Building Scalable APIs with FastAPI

When building APIs that need to handle real production traffic, architecture decisions matter more than micro-optimizations.

An API that works fine in development can easily fall apart under load if concurrency, database access, and caching are treated as afterthoughts. This post outlines practical patterns I use when designing scalable FastAPI services.

Why FastAPI for Scalable Systems

FastAPI is a strong choice for modern backend systems because it combines:

Async-first request handling
Excellent performance with Uvicorn / ASGI
Clear request and response validation
Developer-friendly ergonomics

For I/O-bound workloads, FastAPI’s async model allows better resource utilization compared to traditional synchronous frameworks.

The Foundation: Async I/O with FastAPI

Async endpoints are critical when your API depends on databases, external services, or network calls.

from fastapi import FastAPI

app = FastAPI()

@app.get("/users/{user_id}")
async def get_user(user_id: int):
    # Non-blocking database call
    user = await db.fetch_user(user_id)
    return user

Using async ensures the server can handle other requests while waiting for I/O, instead of blocking threads unnecessarily.

Database Connection Pooling

Scalability issues often originate at the database layer, not the API itself.
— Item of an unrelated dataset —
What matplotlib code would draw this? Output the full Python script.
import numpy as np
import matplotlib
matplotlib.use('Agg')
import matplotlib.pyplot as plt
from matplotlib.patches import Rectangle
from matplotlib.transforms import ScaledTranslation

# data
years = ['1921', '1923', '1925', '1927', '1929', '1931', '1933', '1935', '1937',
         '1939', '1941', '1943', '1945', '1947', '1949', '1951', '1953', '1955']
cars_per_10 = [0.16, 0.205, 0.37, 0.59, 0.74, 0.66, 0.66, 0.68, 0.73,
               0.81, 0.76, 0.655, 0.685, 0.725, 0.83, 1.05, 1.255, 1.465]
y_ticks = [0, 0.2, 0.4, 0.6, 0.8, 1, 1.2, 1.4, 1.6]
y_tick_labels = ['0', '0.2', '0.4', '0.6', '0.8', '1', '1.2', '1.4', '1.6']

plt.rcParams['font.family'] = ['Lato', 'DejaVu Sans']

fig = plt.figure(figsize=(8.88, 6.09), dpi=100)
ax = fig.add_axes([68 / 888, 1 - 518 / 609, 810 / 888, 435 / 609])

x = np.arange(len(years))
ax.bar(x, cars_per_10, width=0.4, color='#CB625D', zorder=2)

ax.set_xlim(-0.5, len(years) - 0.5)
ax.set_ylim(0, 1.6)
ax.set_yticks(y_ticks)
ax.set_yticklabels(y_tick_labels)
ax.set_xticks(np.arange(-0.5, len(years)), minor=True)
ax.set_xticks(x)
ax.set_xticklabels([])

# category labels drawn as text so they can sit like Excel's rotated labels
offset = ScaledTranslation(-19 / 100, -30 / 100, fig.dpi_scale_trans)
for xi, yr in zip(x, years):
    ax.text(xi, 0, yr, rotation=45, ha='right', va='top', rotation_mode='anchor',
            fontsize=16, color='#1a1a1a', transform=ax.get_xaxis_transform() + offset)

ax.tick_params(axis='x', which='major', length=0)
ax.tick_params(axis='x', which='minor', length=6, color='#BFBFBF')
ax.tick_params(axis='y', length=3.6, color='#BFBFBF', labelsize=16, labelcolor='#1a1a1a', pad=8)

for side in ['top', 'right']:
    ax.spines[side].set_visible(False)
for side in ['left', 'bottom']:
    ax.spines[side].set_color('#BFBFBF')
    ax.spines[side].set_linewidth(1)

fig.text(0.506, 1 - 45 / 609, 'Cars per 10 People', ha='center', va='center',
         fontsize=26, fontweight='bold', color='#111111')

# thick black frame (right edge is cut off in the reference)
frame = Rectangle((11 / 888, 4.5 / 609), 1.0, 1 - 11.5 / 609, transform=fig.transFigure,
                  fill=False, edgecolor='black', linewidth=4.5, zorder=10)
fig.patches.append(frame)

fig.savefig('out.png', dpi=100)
Proper connection pooling prevents:

Exhausting database connections
Latency spikes under load
Unpredictable failures at scale

from sqlalchemy.ext.asyncio import create_async_engine

engine = create_async_engine(
    "postgresql+asyncpg://user:pass@localhost/db",
    pool_size=20,
    max_overflow=0
)

Key considerations:

Size pools based on database limits, not guesses
Avoid unlimited overflow
Monitor connection usage in production

Caching Strategy for High-Traffic Endpoints

Caching is one of the highest ROI optimizations for APIs.

A simple Redis-based caching layer can dramatically reduce:

Database load
Response latency
Cost at scale

import redis.asyncio as redis
import json

cache = redis.Redis(host="localhost", port=6379, db=0)
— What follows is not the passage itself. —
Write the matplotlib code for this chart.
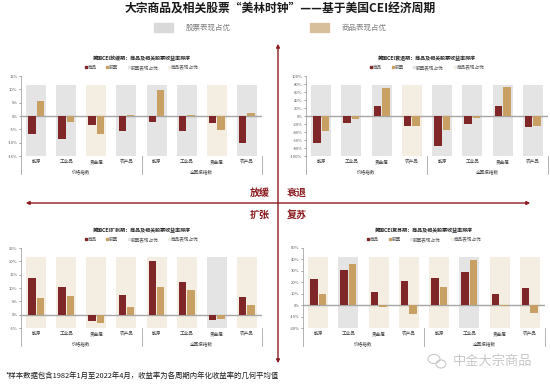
import matplotlib
matplotlib.use('Agg')
import matplotlib.pyplot as plt
import matplotlib.transforms as mtransforms
from matplotlib.lines import Line2D
from matplotlib.patches import Rectangle
import numpy as np

plt.rcParams['font.family'] = ['Noto Sans CJK SC', 'DejaVu Sans']

# 数据
categories = ['能源', '工业品', '贵金属', '农产品'] * 2
index_groups = ['价格指数', '全回报指数']

# 放缓期
slow_commodity = [-6.6, -8.5, -3.2, -5.5, -2.3, -5.5, -2.8, -10.0]
slow_equity = [5.5, -2.4, -6.6, 0.5, 9.8, 0.4, -5.4, 1.2]
slow_winner = ['股票', '股票', '商品', '股票', '股票', '股票', '商品', '股票']

# 衰退期
rec_commodity = [-67.0, -18.0, 25.0, -24.5, -76.0, -20.0, 25.0, -27.0]
rec_equity = [-37.0, -8.5, 70.0, -25.5, -34.0, -4.5, 72.5, -24.0]
rec_winner = ['股票', '股票', '股票', '商品', '股票', '股票', '股票', '股票']

# 扩张期
exp_commodity = [13.9, 10.2, -2.2, 7.2, 20.2, 12.2, -2.1, 6.5]
exp_equity = [6.1, 6.9, -3.1, 3.0, 10.3, 9.3, -1.5, 3.6]
exp_winner = ['商品', '商品', '商品', '商品', '商品', '商品', '股票', '商品']

# 复苏期
recov_commodity = [23.2, 30.4, 11.6, 21.2, 23.8, 29.0, 9.6, 14.8]
recov_equity = [9.9, 36.2, -1.7, -8.1, 15.7, 39.1, -0.6, -7.2]
recov_winner = ['商品', '股票', '商品', '商品', '商品', '股票', '商品', '商品']

RED = '#7E2628'
TAN = '#C8A064'
BG_GREY = '#E4E4E4'
BG_TAN = '#F4EDE1'
LINE = '#8B1B1F'


def draw_panel(ax, title, commodity, equity, winner, ylim, step, bg_range):
    x = np.arange(len(categories))
    bg_colors = [BG_GREY if w == '股票' else BG_TAN for w in winner]
    ax.bar(x, bg_range[1] - bg_range[0], bottom=bg_range[0], width=0.66,
           color=bg_colors, zorder=1)
    ax.axhline(0, color='#A6A6A6', lw=1.0, zorder=2)
    ax.bar(x - 0.14, commodity, width=0.245, color=RED, zorder=3)
    ax.bar(x + 0.14, equity, width=0.245, color=TAN, zorder=3)

    ax.set_xlim(-0.5, 7.5)
    ax.set_ylim(*ylim)
    ticks = np.arange(ylim[0], ylim[1] + step / 2, step)
    ax.set_yticks(ticks)
    ax.set_yticklabels([f'{t:.0f}%' for t in ticks])
    ax.tick_params(axis='y', labelsize=3, length=1.5, width=0.4, pad=1,
                   colors='#595959')
    ax.set_xticks(x)
    ax.set_xticklabels(categories)
    ax.tick_params(axis='x', labelsize=3.3, length=0, pad=2.2,
                   colors='#404040')
    for s in ['top', 'right', 'bottom']:
        ax.spines[s].set_visible(False)
    ax.spines['left'].set_color('#A6A6A6')
    ax.spines['left'].set_linewidth(0.6)

    trans = mtransforms.blended_transform_factory(ax.transData, ax.transAxes)
    for xs in [-0.5, 3.5, 7.5]:
        ax.plot([xs, xs], [0, -0.22], color='#A6A6A6', lw=0.6,
                transform=trans, clip_on=False)
    for i, g in enumerate(index_groups):
        ax.text(1.5 + 4 * i, -0.2, g, transform=trans, ha='center',
                va='center', fontsize=3.3, color='#404040')

    ax.text(0.5, 1.22, title, transform=ax.transAxes, ha='center',
            va='center', fontsize=3.6, fontweight='bold', color='#262626')
    handles = [
        Line2D([], [], marker='s', ls='', color=RED, markersize=1.8),
        Line2D([], [], marker='s', ls='', color=TAN, markersize=1.8),
        Line2D([], [], marker='s', ls='', color=BG_GREY, markersize=1.8),
        Line2D([], [], marker='s', ls='', color=BG_TAN, markersize=1.8),
    ]
    labels = ['商品', '股票', '股票表现占优', '商品表现占优']
    leg = ax.legend(handles, labels, loc='center', bbox_to_anchor=(0.5, 1.11),
                    ncol=4, frameon=False, fontsize=3.3, handlelength=0.6,
                    handletextpad=0.1, columnspacing=2.0, borderaxespad=0)
    for t in leg.get_texts():
        t.set_color('#595959')


fig = plt.figure(figsize=(5.5, 3.84), dpi=100)
W, H = 550, 384


def box(left, right, top, bottom):
    return [left / W, 1 - bottom / H, (right - left) / W, (bottom - top) / H]


ax_tl = fig.add_axes(box(21, 262, 76, 156))
ax_tr = fig.add_axes(box(306, 548, 76, 156))
ax_bl = fig.add_axes(box(21, 262, 248, 328))
ax_br = fig.add_axes(box(303, 545, 248, 328))

draw_panel(ax_tl, '美国CEI放缓期：商品及相关股票收益率排序',
           slow_commodity, slow_equity, slow_winner, (-15, 15), 5, (-15, 11.7))
draw_panel(ax_tr, '美国CEI衰退期：商品及相关股票收益率排序',
           rec_commodity, rec_equity, rec_winner, (-100, 100), 20, (-100, 78))
draw_panel(ax_bl, '美国CEI扩张期：商品及相关股票收益率排序',
           exp_commodity, exp_equity, exp_winner, (-5, 25), 5, (-5, 21.5))
draw_panel(ax_br, '美国CEI复苏期：商品及相关股票收益率排序',
           recov_commodity, recov_equity, recov_winner, (-20, 50), 10, (-20, 42))

# 总标题
fig.text(280 / W, 1 - 9 / H, '大宗商品及相关股票“美林时钟”——基于美国CEI经济周期',
         ha='center', va='center', fontsize=8.5, fontweight='bold', color='#1a1a1a')

# 顶部图例
fig.patches.append(Rectangle((154 / W, 1 - 32 / H), 19 / W, 9 / H,
                             transform=fig.transFigure, color='#D9D9D9'))
fig.text(186 / W, 1 - 27.5 / H, '股票表现占优', ha='left', va='center',
         fontsize=5.4, style='italic', color='#7F7F7F')
fig.patches.append(Rectangle((310 / W, 1 - 32 / H), 19 / W, 9 / H,
                             transform=fig.transFigure, color='#D8BF9C'))
fig.text(342 / W, 1 - 27.5 / H, '商品表现占优', ha='left', va='center',
         fontsize=5.4, style='italic', color='#7F7F7F')

# 坐标轴箭头
fig.add_artist(matplotlib.patches.FancyArrowPatch(
    (278 / W, 1 - 366 / H), (278 / W, 1 - 41 / H), transform=fig.transFigure,
    arrowstyle='<|-|>', mutation_scale=5, color=LINE, lw=1.0))
fig.add_artist(matplotlib.patches.FancyArrowPatch(
    (23 / W, 1 - 203 / H), (533 / W, 1 - 203 / H), transform=fig.transFigure,
    arrowstyle='<|-|>', mutation_scale=5, color=LINE, lw=1.0))

for label, px, py in [('放缓', 260, 193), ('衰退', 297, 193),
                      ('扩张', 260, 215), ('复苏', 297, 215)]:
    fig.text(px / W, 1 - py / H, label, ha='center', va='center',
             fontsize=7.2, fontweight='bold', color=LINE)

# 脚注与水印
fig.text(6 / W, 1 - 376 / H,
         '*样本数据包含1982年1月至2022年4月，收益率为各周期内年化收益率的几何平均值',
         ha='left', va='center', fontsize=5.3, color='#1a1a1a')
fig.text(492 / W, 1 - 361 / H, '中金大宗商品', ha='center', va='center',
         fontsize=9.5, color='#C8C8C8')
fig.add_artist(matplotlib.patches.Ellipse((434 / W, 1 - 359 / H), 12 / W, 9 / H,
               transform=fig.transFigure, fill=False, ec='#C8C8C8', lw=0.8))
fig.add_artist(matplotlib.patches.Ellipse((441 / W, 1 - 364 / H), 10 / W, 8 / H,
               transform=fig.transFigure, fill=False, ec='#C8C8C8', lw=0.8))

fig.savefig('out.png', dpi=100)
@app.get("/expensive-computation/{id}")
async def compute(id: int):
    cached = await cache.get(f"result:{id}")
    if cached:
        return json.loads(cached)

    result = await expensive_function(id)
    await cache.setex(f"result:{id}", 3600, json.dumps(result))
    return result

Cache only what is:

Deterministic
Frequently accessed
Expensive to compute

What Actually Makes APIs Scalable

Scalability is not about one tool or framework. It’s about system-level decisions:

Async I/O over blocking calls
Controlled database access
Caching at the right boundaries
Measuring latency and throughput
Designing for failure, not ideal conditions

An API that scales well is usually boring — predictable, observable, and resilient.

Closing Thoughts

FastAPI provides excellent building blocks, but scalability comes from how you use them.

Measure real bottlenecks, optimize deliberately, and design APIs as systems — not just endpoints.